[Start GIVEN DATA]

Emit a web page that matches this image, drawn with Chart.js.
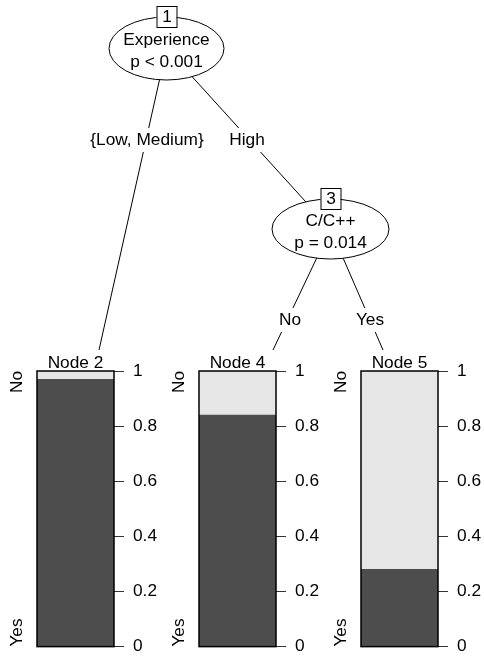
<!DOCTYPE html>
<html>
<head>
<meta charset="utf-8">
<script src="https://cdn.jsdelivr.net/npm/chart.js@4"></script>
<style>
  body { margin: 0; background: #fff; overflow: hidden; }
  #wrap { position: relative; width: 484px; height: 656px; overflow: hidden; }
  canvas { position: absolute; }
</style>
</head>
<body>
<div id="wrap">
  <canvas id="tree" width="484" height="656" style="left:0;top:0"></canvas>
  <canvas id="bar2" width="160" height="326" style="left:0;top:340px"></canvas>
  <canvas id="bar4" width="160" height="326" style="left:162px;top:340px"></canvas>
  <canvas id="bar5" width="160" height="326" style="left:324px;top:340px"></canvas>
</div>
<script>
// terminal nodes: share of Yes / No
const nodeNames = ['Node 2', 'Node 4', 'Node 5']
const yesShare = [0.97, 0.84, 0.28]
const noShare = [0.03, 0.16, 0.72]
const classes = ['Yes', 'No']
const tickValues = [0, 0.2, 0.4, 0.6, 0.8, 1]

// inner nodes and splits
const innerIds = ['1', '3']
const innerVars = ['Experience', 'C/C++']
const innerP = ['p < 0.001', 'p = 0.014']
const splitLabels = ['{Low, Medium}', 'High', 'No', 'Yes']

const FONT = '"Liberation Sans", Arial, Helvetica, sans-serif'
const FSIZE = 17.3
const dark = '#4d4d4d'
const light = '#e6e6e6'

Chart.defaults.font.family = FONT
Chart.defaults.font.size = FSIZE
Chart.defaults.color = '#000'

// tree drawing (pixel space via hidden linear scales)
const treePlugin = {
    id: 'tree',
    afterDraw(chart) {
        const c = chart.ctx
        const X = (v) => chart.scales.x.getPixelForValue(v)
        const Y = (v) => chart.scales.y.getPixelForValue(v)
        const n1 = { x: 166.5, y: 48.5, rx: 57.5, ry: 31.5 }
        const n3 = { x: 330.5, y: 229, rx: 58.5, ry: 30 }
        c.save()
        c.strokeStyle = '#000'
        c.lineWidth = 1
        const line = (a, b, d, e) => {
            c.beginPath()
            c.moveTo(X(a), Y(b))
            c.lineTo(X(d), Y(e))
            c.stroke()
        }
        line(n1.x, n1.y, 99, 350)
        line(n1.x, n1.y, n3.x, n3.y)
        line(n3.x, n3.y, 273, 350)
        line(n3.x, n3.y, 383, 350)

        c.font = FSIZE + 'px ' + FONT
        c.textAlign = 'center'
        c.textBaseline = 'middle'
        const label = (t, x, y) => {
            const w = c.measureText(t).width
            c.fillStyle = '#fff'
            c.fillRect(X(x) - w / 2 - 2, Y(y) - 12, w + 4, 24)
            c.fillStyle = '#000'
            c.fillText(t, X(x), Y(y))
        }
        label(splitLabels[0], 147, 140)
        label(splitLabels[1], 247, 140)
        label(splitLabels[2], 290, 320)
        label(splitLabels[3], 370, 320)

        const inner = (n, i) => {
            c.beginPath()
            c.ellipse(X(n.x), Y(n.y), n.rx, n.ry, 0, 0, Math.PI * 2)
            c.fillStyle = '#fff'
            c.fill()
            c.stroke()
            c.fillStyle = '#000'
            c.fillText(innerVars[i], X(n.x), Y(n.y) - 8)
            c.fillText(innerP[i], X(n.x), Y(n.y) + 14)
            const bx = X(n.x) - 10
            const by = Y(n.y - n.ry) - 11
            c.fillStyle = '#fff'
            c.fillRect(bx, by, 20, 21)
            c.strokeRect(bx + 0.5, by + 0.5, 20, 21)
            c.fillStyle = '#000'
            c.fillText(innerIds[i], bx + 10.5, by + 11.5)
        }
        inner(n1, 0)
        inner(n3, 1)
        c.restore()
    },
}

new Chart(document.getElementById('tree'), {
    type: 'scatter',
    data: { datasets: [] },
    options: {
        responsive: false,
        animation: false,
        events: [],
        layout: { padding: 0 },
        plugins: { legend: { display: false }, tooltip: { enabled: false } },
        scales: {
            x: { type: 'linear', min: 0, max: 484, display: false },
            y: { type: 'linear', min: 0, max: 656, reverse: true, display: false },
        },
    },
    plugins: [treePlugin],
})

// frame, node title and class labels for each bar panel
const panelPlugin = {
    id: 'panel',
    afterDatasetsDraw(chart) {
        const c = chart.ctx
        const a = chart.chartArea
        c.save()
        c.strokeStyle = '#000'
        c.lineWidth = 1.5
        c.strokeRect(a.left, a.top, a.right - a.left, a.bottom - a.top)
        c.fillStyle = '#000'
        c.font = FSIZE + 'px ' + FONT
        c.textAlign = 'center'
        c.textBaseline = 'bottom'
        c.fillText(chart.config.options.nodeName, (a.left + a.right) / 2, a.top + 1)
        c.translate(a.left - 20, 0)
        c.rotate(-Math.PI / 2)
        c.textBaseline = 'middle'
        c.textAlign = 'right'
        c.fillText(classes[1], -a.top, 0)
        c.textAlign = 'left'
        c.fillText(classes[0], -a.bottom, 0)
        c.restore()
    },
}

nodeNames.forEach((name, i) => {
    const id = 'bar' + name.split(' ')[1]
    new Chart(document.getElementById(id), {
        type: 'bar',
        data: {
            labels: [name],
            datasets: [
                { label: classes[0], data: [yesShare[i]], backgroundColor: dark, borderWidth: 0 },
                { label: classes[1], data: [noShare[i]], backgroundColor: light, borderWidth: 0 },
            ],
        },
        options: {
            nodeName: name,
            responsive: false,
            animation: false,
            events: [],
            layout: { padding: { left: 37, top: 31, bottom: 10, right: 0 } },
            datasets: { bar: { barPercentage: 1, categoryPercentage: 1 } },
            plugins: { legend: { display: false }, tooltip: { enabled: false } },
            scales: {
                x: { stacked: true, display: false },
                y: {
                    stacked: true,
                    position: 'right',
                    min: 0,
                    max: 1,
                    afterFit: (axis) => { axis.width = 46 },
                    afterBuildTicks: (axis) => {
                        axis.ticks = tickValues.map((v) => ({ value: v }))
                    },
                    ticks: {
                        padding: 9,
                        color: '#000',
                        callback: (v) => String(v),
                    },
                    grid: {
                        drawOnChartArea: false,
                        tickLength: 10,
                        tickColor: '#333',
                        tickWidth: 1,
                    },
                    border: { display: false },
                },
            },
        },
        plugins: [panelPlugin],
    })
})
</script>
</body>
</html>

[End GIVEN DATA]

TASK DIRECTIONS: Copy every line of the data word for word, omitting the images.

SOLUTION FOR THIS EXERCISE:
Emit a web page that matches this image, drawn with Chart.js.
<!DOCTYPE html>
<html>
<head>
<meta charset="utf-8">
<script src="https://cdn.jsdelivr.net/npm/chart.js@4"></script>
<style>
  body { margin: 0; background: #fff; overflow: hidden; }
  #wrap { position: relative; width: 484px; height: 656px; overflow: hidden; }
  canvas { position: absolute; }
</style>
</head>
<body>
<div id="wrap">
  <canvas id="tree" width="484" height="656" style="left:0;top:0"></canvas>
  <canvas id="bar2" width="160" height="326" style="left:0;top:340px"></canvas>
  <canvas id="bar4" width="160" height="326" style="left:162px;top:340px"></canvas>
  <canvas id="bar5" width="160" height="326" style="left:324px;top:340px"></canvas>
</div>
<script>
// terminal nodes: share of Yes / No
const nodeNames = ['Node 2', 'Node 4', 'Node 5']
const yesShare = [0.97, 0.84, 0.28]
const noShare = [0.03, 0.16, 0.72]
const classes = ['Yes', 'No']
const tickValues = [0, 0.2, 0.4, 0.6, 0.8, 1]

// inner nodes and splits
const innerIds = ['1', '3']
const innerVars = ['Experience', 'C/C++']
const innerP = ['p < 0.001', 'p = 0.014']
const splitLabels = ['{Low, Medium}', 'High', 'No', 'Yes']

const FONT = '"Liberation Sans", Arial, Helvetica, sans-serif'
const FSIZE = 17.3
const dark = '#4d4d4d'
const light = '#e6e6e6'

Chart.defaults.font.family = FONT
Chart.defaults.font.size = FSIZE
Chart.defaults.color = '#000'

// tree drawing (pixel space via hidden linear scales)
const treePlugin = {
    id: 'tree',
    afterDraw(chart) {
        const c = chart.ctx
        const X = (v) => chart.scales.x.getPixelForValue(v)
        const Y = (v) => chart.scales.y.getPixelForValue(v)
        const n1 = { x: 166.5, y: 48.5, rx: 57.5, ry: 31.5 }
        const n3 = { x: 330.5, y: 229, rx: 58.5, ry: 30 }
        c.save()
        c.strokeStyle = '#000'
        c.lineWidth = 1
        const line = (a, b, d, e) => {
            c.beginPath()
            c.moveTo(X(a), Y(b))
            c.lineTo(X(d), Y(e))
            c.stroke()
        }
        line(n1.x, n1.y, 99, 350)
        line(n1.x, n1.y, n3.x, n3.y)
        line(n3.x, n3.y, 273, 350)
        line(n3.x, n3.y, 383, 350)

        c.font = FSIZE + 'px ' + FONT
        c.textAlign = 'center'
        c.textBaseline = 'middle'
        const label = (t, x, y) => {
            const w = c.measureText(t).width
            c.fillStyle = '#fff'
            c.fillRect(X(x) - w / 2 - 2, Y(y) - 12, w + 4, 24)
            c.fillStyle = '#000'
            c.fillText(t, X(x), Y(y))
        }
        label(splitLabels[0], 147, 140)
        label(splitLabels[1], 247, 140)
        label(splitLabels[2], 290, 320)
        label(splitLabels[3], 370, 320)

        const inner = (n, i) => {
            c.beginPath()
            c.ellipse(X(n.x), Y(n.y), n.rx, n.ry, 0, 0, Math.PI * 2)
            c.fillStyle = '#fff'
            c.fill()
            c.stroke()
            c.fillStyle = '#000'
            c.fillText(innerVars[i], X(n.x), Y(n.y) - 8)
            c.fillText(innerP[i], X(n.x), Y(n.y) + 14)
            const bx = X(n.x) - 10
            const by = Y(n.y - n.ry) - 11
            c.fillStyle = '#fff'
            c.fillRect(bx, by, 20, 21)
            c.strokeRect(bx + 0.5, by + 0.5, 20, 21)
            c.fillStyle = '#000'
            c.fillText(innerIds[i], bx + 10.5, by + 11.5)
        }
        inner(n1, 0)
        inner(n3, 1)
        c.restore()
    },
}

new Chart(document.getElementById('tree'), {
    type: 'scatter',
    data: { datasets: [] },
    options: {
        responsive: false,
        animation: false,
        events: [],
        layout: { padding: 0 },
        plugins: { legend: { display: false }, tooltip: { enabled: false } },
        scales: {
            x: { type: 'linear', min: 0, max: 484, display: false },
            y: { type: 'linear', min: 0, max: 656, reverse: true, display: false },
        },
    },
    plugins: [treePlugin],
})

// frame, node title and class labels for each bar panel
const panelPlugin = {
    id: 'panel',
    afterDatasetsDraw(chart) {
        const c = chart.ctx
        const a = chart.chartArea
        c.save()
        c.strokeStyle = '#000'
        c.lineWidth = 1.5
        c.strokeRect(a.left, a.top, a.right - a.left, a.bottom - a.top)
        c.fillStyle = '#000'
        c.font = FSIZE + 'px ' + FONT
        c.textAlign = 'center'
        c.textBaseline = 'bottom'
        c.fillText(chart.config.options.nodeName, (a.left + a.right) / 2, a.top + 1)
        c.translate(a.left - 20, 0)
        c.rotate(-Math.PI / 2)
        c.textBaseline = 'middle'
        c.textAlign = 'right'
        c.fillText(classes[1], -a.top, 0)
        c.textAlign = 'left'
        c.fillText(classes[0], -a.bottom, 0)
        c.restore()
    },
}

nodeNames.forEach((name, i) => {
    const id = 'bar' + name.split(' ')[1]
    new Chart(document.getElementById(id), {
        type: 'bar',
        data: {
            labels: [name],
            datasets: [
                { label: classes[0], data: [yesShare[i]], backgroundColor: dark, borderWidth: 0 },
                { label: classes[1], data: [noShare[i]], backgroundColor: light, borderWidth: 0 },
            ],
        },
        options: {
            nodeName: name,
            responsive: false,
            animation: false,
            events: [],
            layout: { padding: { left: 37, top: 31, bottom: 10, right: 0 } },
            datasets: { bar: { barPercentage: 1, categoryPercentage: 1 } },
            plugins: { legend: { display: false }, tooltip: { enabled: false } },
            scales: {
                x: { stacked: true, display: false },
                y: {
                    stacked: true,
                    position: 'right',
                    min: 0,
                    max: 1,
                    afterFit: (axis) => { axis.width = 46 },
                    afterBuildTicks: (axis) => {
                        axis.ticks = tickValues.map((v) => ({ value: v }))
                    },
                    ticks: {
                        padding: 9,
                        color: '#000',
                        callback: (v) => String(v),
                    },
                    grid: {
                        drawOnChartArea: false,
                        tickLength: 10,
                        tickColor: '#333',
                        tickWidth: 1,
                    },
                    border: { display: false },
                },
            },
        },
        plugins: [panelPlugin],
    })
})
</script>
</body>
</html>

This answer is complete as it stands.